**EXERCISE DATA:**
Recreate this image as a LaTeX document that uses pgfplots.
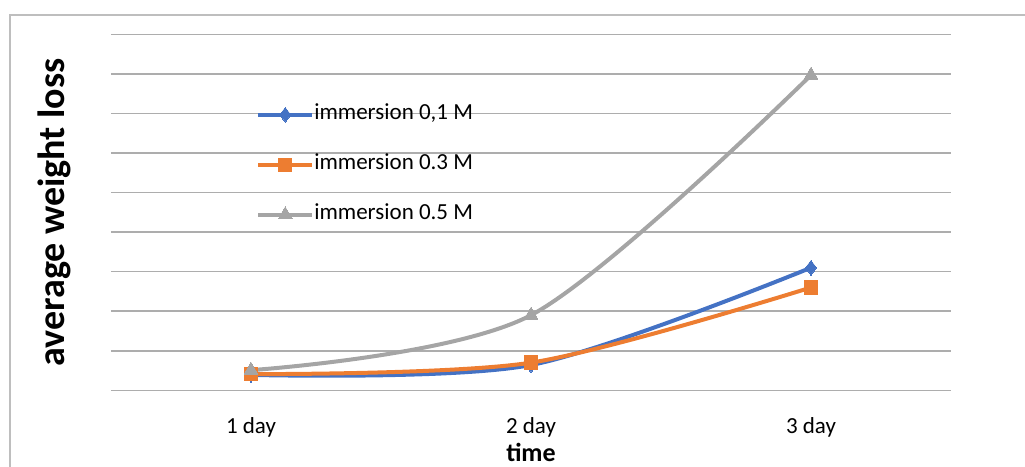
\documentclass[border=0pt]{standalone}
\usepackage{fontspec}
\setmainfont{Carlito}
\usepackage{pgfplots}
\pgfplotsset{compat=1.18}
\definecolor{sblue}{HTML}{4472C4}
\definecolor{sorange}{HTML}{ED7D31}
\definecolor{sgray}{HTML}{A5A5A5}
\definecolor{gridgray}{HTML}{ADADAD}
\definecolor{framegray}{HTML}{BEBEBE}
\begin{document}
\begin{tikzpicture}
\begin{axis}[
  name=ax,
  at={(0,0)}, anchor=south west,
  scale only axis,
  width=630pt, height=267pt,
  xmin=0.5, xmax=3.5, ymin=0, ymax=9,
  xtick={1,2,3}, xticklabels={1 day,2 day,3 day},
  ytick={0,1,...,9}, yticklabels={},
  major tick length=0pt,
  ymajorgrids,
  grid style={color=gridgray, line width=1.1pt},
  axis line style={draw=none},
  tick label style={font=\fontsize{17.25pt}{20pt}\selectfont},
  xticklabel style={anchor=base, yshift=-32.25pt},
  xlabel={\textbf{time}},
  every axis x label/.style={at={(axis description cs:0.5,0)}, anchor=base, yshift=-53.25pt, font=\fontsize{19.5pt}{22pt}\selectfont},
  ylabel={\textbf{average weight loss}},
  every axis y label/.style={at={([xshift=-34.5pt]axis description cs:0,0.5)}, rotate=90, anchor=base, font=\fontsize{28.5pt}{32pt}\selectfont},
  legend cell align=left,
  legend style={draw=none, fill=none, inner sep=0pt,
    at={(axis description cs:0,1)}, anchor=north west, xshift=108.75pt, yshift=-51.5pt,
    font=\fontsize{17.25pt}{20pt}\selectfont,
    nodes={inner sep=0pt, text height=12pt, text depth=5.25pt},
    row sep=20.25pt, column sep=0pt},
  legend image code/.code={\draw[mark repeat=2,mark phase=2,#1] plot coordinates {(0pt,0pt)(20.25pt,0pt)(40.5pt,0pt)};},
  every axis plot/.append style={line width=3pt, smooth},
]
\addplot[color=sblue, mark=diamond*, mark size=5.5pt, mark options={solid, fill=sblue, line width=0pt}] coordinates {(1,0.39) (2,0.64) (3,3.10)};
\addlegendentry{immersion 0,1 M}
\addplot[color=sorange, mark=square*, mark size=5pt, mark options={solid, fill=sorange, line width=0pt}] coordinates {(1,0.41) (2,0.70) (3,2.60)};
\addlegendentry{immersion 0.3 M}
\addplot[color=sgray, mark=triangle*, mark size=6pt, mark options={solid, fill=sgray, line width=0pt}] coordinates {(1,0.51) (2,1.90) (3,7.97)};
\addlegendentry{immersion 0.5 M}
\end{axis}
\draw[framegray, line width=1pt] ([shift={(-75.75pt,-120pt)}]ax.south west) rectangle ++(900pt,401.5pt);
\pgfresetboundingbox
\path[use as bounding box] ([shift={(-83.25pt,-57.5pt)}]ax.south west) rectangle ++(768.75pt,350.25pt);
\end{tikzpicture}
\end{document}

---

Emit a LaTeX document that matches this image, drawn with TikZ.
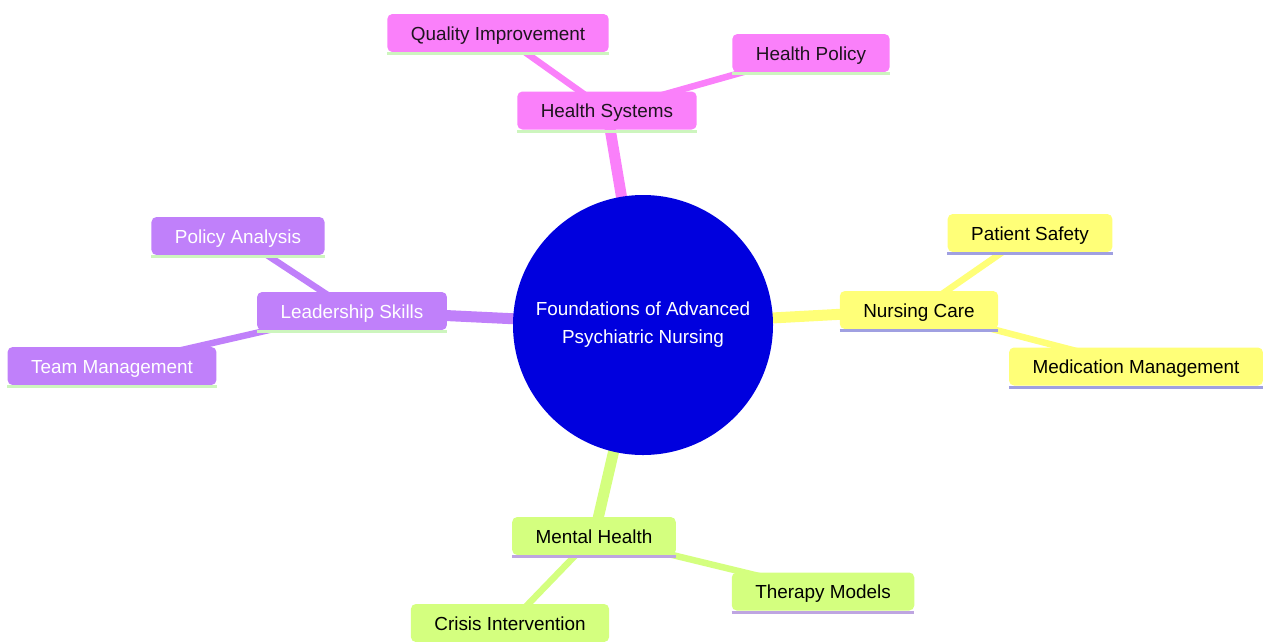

**WHAT IS ASKED:**
From the material above, copy each line that includes the word "image".

**RESULT BELOW:**
Recreate this image as a LaTeX document that uses pgfplots.
  legend image code/.code={\draw[mark repeat=2,mark phase=2,#1] plot coordinates {(0pt,0pt)(20.25pt,0pt)(40.5pt,0pt)};},
Emit a LaTeX document that matches this image, drawn with TikZ.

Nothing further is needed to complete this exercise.